### WHAT YOU NEED TO DO:
The records below must be duplicated exactly, character for character.

>> Begin DATA IN THIS EXERCISE

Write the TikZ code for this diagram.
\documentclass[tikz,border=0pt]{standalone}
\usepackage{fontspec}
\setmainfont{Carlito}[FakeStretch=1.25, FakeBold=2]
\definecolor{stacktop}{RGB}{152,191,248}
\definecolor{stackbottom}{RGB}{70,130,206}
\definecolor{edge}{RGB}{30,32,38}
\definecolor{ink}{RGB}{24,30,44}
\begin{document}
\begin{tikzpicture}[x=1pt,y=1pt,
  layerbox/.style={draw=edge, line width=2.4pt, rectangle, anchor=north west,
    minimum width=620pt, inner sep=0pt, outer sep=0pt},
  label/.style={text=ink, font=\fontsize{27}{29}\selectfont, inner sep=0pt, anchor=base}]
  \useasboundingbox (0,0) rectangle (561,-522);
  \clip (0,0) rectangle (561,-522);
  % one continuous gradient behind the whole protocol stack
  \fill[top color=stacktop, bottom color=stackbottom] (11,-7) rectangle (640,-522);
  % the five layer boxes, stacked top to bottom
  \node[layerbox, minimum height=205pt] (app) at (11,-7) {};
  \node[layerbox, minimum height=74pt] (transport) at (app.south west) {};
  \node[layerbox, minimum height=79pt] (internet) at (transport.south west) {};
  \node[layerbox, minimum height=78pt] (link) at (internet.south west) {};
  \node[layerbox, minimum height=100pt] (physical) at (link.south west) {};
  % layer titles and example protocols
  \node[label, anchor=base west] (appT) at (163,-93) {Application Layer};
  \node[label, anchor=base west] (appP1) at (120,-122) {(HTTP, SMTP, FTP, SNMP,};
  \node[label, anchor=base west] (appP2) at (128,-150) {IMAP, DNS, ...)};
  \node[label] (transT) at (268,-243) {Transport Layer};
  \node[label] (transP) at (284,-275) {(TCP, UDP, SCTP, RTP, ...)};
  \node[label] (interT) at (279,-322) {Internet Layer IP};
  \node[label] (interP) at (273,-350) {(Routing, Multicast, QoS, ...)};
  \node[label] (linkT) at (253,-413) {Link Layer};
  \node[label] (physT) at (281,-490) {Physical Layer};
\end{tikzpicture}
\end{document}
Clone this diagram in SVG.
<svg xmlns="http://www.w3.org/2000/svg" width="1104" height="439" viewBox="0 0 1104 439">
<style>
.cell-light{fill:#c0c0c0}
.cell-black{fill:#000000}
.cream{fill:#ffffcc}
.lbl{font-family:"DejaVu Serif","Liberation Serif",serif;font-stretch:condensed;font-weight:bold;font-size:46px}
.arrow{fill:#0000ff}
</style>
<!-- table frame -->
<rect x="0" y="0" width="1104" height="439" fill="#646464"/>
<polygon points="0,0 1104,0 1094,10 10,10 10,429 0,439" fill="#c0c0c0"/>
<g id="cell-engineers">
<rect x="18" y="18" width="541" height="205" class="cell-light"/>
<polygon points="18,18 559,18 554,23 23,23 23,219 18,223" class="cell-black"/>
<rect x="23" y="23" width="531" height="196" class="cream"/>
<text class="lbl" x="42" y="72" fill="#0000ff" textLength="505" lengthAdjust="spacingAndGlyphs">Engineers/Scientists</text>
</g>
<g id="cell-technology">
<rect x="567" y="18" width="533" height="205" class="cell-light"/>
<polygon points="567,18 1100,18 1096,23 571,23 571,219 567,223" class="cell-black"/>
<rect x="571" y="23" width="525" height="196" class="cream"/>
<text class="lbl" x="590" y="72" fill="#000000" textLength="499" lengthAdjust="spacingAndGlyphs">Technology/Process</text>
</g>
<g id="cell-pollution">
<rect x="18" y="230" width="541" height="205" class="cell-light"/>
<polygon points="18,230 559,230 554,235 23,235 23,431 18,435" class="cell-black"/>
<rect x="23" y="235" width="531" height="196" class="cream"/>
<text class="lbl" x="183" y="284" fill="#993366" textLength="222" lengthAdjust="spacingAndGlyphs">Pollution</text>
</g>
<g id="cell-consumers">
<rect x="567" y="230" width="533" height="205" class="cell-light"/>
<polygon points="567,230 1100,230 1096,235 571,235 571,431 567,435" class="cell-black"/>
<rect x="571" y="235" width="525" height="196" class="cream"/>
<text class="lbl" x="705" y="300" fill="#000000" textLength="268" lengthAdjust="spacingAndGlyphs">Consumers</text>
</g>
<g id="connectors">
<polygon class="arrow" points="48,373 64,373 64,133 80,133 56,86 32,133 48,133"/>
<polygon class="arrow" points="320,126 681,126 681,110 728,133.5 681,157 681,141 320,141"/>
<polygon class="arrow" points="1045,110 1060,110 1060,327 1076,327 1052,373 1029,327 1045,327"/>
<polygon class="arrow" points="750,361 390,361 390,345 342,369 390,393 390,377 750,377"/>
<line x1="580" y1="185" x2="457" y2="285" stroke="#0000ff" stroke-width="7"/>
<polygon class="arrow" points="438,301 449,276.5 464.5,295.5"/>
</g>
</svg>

>> End DATA IN THIS EXERCISE

### TASK OUTPUT:
Write the TikZ code for this diagram.
\documentclass[tikz,border=0pt]{standalone}
\usepackage{fontspec}
\setmainfont{Carlito}[FakeStretch=1.25, FakeBold=2]
\definecolor{stacktop}{RGB}{152,191,248}
\definecolor{stackbottom}{RGB}{70,130,206}
\definecolor{edge}{RGB}{30,32,38}
\definecolor{ink}{RGB}{24,30,44}
\begin{document}
\begin{tikzpicture}[x=1pt,y=1pt,
  layerbox/.style={draw=edge, line width=2.4pt, rectangle, anchor=north west,
    minimum width=620pt, inner sep=0pt, outer sep=0pt},
  label/.style={text=ink, font=\fontsize{27}{29}\selectfont, inner sep=0pt, anchor=base}]
  \useasboundingbox (0,0) rectangle (561,-522);
  \clip (0,0) rectangle (561,-522);
  % one continuous gradient behind the whole protocol stack
  \fill[top color=stacktop, bottom color=stackbottom] (11,-7) rectangle (640,-522);
  % the five layer boxes, stacked top to bottom
  \node[layerbox, minimum height=205pt] (app) at (11,-7) {};
  \node[layerbox, minimum height=74pt] (transport) at (app.south west) {};
  \node[layerbox, minimum height=79pt] (internet) at (transport.south west) {};
  \node[layerbox, minimum height=78pt] (link) at (internet.south west) {};
  \node[layerbox, minimum height=100pt] (physical) at (link.south west) {};
  % layer titles and example protocols
  \node[label, anchor=base west] (appT) at (163,-93) {Application Layer};
  \node[label, anchor=base west] (appP1) at (120,-122) {(HTTP, SMTP, FTP, SNMP,};
  \node[label, anchor=base west] (appP2) at (128,-150) {IMAP, DNS, ...)};
  \node[label] (transT) at (268,-243) {Transport Layer};
  \node[label] (transP) at (284,-275) {(TCP, UDP, SCTP, RTP, ...)};
  \node[label] (interT) at (279,-322) {Internet Layer IP};
  \node[label] (interP) at (273,-350) {(Routing, Multicast, QoS, ...)};
  \node[label] (linkT) at (253,-413) {Link Layer};
  \node[label] (physT) at (281,-490) {Physical Layer};
\end{tikzpicture}
\end{document}
Clone this diagram in SVG.
<svg xmlns="http://www.w3.org/2000/svg" width="1104" height="439" viewBox="0 0 1104 439">
<style>
.cell-light{fill:#c0c0c0}
.cell-black{fill:#000000}
.cream{fill:#ffffcc}
.lbl{font-family:"DejaVu Serif","Liberation Serif",serif;font-stretch:condensed;font-weight:bold;font-size:46px}
.arrow{fill:#0000ff}
</style>
<!-- table frame -->
<rect x="0" y="0" width="1104" height="439" fill="#646464"/>
<polygon points="0,0 1104,0 1094,10 10,10 10,429 0,439" fill="#c0c0c0"/>
<g id="cell-engineers">
<rect x="18" y="18" width="541" height="205" class="cell-light"/>
<polygon points="18,18 559,18 554,23 23,23 23,219 18,223" class="cell-black"/>
<rect x="23" y="23" width="531" height="196" class="cream"/>
<text class="lbl" x="42" y="72" fill="#0000ff" textLength="505" lengthAdjust="spacingAndGlyphs">Engineers/Scientists</text>
</g>
<g id="cell-technology">
<rect x="567" y="18" width="533" height="205" class="cell-light"/>
<polygon points="567,18 1100,18 1096,23 571,23 571,219 567,223" class="cell-black"/>
<rect x="571" y="23" width="525" height="196" class="cream"/>
<text class="lbl" x="590" y="72" fill="#000000" textLength="499" lengthAdjust="spacingAndGlyphs">Technology/Process</text>
</g>
<g id="cell-pollution">
<rect x="18" y="230" width="541" height="205" class="cell-light"/>
<polygon points="18,230 559,230 554,235 23,235 23,431 18,435" class="cell-black"/>
<rect x="23" y="235" width="531" height="196" class="cream"/>
<text class="lbl" x="183" y="284" fill="#993366" textLength="222" lengthAdjust="spacingAndGlyphs">Pollution</text>
</g>
<g id="cell-consumers">
<rect x="567" y="230" width="533" height="205" class="cell-light"/>
<polygon points="567,230 1100,230 1096,235 571,235 571,431 567,435" class="cell-black"/>
<rect x="571" y="235" width="525" height="196" class="cream"/>
<text class="lbl" x="705" y="300" fill="#000000" textLength="268" lengthAdjust="spacingAndGlyphs">Consumers</text>
</g>
<g id="connectors">
<polygon class="arrow" points="48,373 64,373 64,133 80,133 56,86 32,133 48,133"/>
<polygon class="arrow" points="320,126 681,126 681,110 728,133.5 681,157 681,141 320,141"/>
<polygon class="arrow" points="1045,110 1060,110 1060,327 1076,327 1052,373 1029,327 1045,327"/>
<polygon class="arrow" points="750,361 390,361 390,345 342,369 390,393 390,377 750,377"/>
<line x1="580" y1="185" x2="457" y2="285" stroke="#0000ff" stroke-width="7"/>
<polygon class="arrow" points="438,301 449,276.5 464.5,295.5"/>
</g>
</svg>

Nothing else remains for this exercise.